#### [Exercise prompt]
Give the data again exactly as written, skipping any pictures.
— start of Information supplied —
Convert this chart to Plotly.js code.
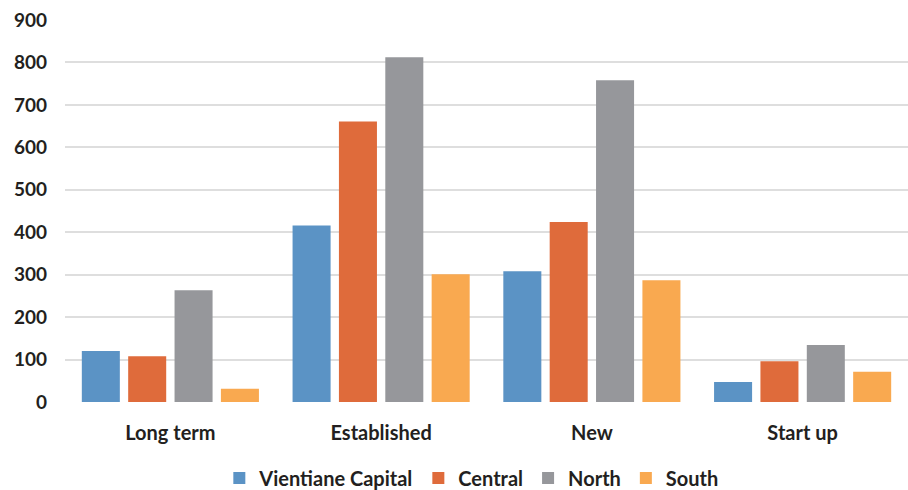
<!DOCTYPE html>
<html>
<head>
<meta charset="utf-8">
<script src="https://cdn.plot.ly/plotly-3.0.1.min.js"></script>
<style>html,body{margin:0;padding:0;background:#fff;}#chart{width:908px;height:490px;}</style>
</head>
<body>
<div id="chart"></div>
<script>
const categories = ["Long term", "Established", "New", "Start up"];
const seriesNames = ["Vientiane Capital", "Central", "North", "South"];
const vientiane = [120, 416, 308, 47];
const central = [108, 661, 424, 96];
const north = [263, 812, 758, 134];
const south = [31, 301, 287, 71];
const yTicks = [0, 100, 200, 300, 400, 500, 600, 700, 800, 900];

const colors = ["#5B93C5", "#DF6B3B", "#96979B", "#F9A950"];
const allValues = [vientiane, central, north, south];

const traces = allValues.map((vals, i) => ({
  type: "bar",
  name: seriesNames[i],
  x: categories,
  y: vals,
  marker: {color: colors[i]},
  hoverinfo: "x+y+name"
}));

const layout = {
  width: 908,
  height: 490,
  margin: {l: 65, r: 0, t: 20, b: 88, autoexpand: false},
  paper_bgcolor: "#fff",
  plot_bgcolor: "#fff",
  font: {family: "Lato, 'Open Sans', sans-serif", color: "#231F20", size: 18, weight: "bold"},
  barmode: "group",
  bargap: 0.12,
  bargroupgap: 0.18,
  xaxis: {
    showgrid: false,
    zeroline: false,
    showline: false,
    ticks: "",
    ticklabelstandoff: 17,
    tickfont: {size: 20, weight: "bold", color: "#231F20"}
  },
  yaxis: {
    range: [0, 900],
    tickvals: yTicks,
    ticktext: yTicks.map(String),
    showgrid: true,
    gridcolor: "#DEDEDE",
    gridwidth: 2,
    zeroline: false,
    showline: false,
    ticks: "",
    ticklabelstandoff: 17,
    tickfont: {size: 19, weight: "bold", color: "#231F20"}
  },
  legend: {
    orientation: "h",
    x: 0.482,
    xanchor: "center",
    y: -0.148,
    yanchor: "top",
    font: {size: 20, weight: "bold", color: "#231F20"},
    itemwidth: 30,
    traceorder: "normal"
  },
  showlegend: true
};

Plotly.newPlot("chart", traces, layout, {displayModeBar: false, staticPlot: true});
</script>
</body>
</html>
— end of Information supplied —
#### [Completed task]
Convert this chart to Plotly.js code.
<!DOCTYPE html>
<html>
<head>
<meta charset="utf-8">
<script src="https://cdn.plot.ly/plotly-3.0.1.min.js"></script>
<style>html,body{margin:0;padding:0;background:#fff;}#chart{width:908px;height:490px;}</style>
</head>
<body>
<div id="chart"></div>
<script>
const categories = ["Long term", "Established", "New", "Start up"];
const seriesNames = ["Vientiane Capital", "Central", "North", "South"];
const vientiane = [120, 416, 308, 47];
const central = [108, 661, 424, 96];
const north = [263, 812, 758, 134];
const south = [31, 301, 287, 71];
const yTicks = [0, 100, 200, 300, 400, 500, 600, 700, 800, 900];

const colors = ["#5B93C5", "#DF6B3B", "#96979B", "#F9A950"];
const allValues = [vientiane, central, north, south];

const traces = allValues.map((vals, i) => ({
  type: "bar",
  name: seriesNames[i],
  x: categories,
  y: vals,
  marker: {color: colors[i]},
  hoverinfo: "x+y+name"
}));

const layout = {
  width: 908,
  height: 490,
  margin: {l: 65, r: 0, t: 20, b: 88, autoexpand: false},
  paper_bgcolor: "#fff",
  plot_bgcolor: "#fff",
  font: {family: "Lato, 'Open Sans', sans-serif", color: "#231F20", size: 18, weight: "bold"},
  barmode: "group",
  bargap: 0.12,
  bargroupgap: 0.18,
  xaxis: {
    showgrid: false,
    zeroline: false,
    showline: false,
    ticks: "",
    ticklabelstandoff: 17,
    tickfont: {size: 20, weight: "bold", color: "#231F20"}
  },
  yaxis: {
    range: [0, 900],
    tickvals: yTicks,
    ticktext: yTicks.map(String),
    showgrid: true,
    gridcolor: "#DEDEDE",
    gridwidth: 2,
    zeroline: false,
    showline: false,
    ticks: "",
    ticklabelstandoff: 17,
    tickfont: {size: 19, weight: "bold", color: "#231F20"}
  },
  legend: {
    orientation: "h",
    x: 0.482,
    xanchor: "center",
    y: -0.148,
    yanchor: "top",
    font: {size: 20, weight: "bold", color: "#231F20"},
    itemwidth: 30,
    traceorder: "normal"
  },
  showlegend: true
};

Plotly.newPlot("chart", traces, layout, {displayModeBar: false, staticPlot: true});
</script>
</body>
</html>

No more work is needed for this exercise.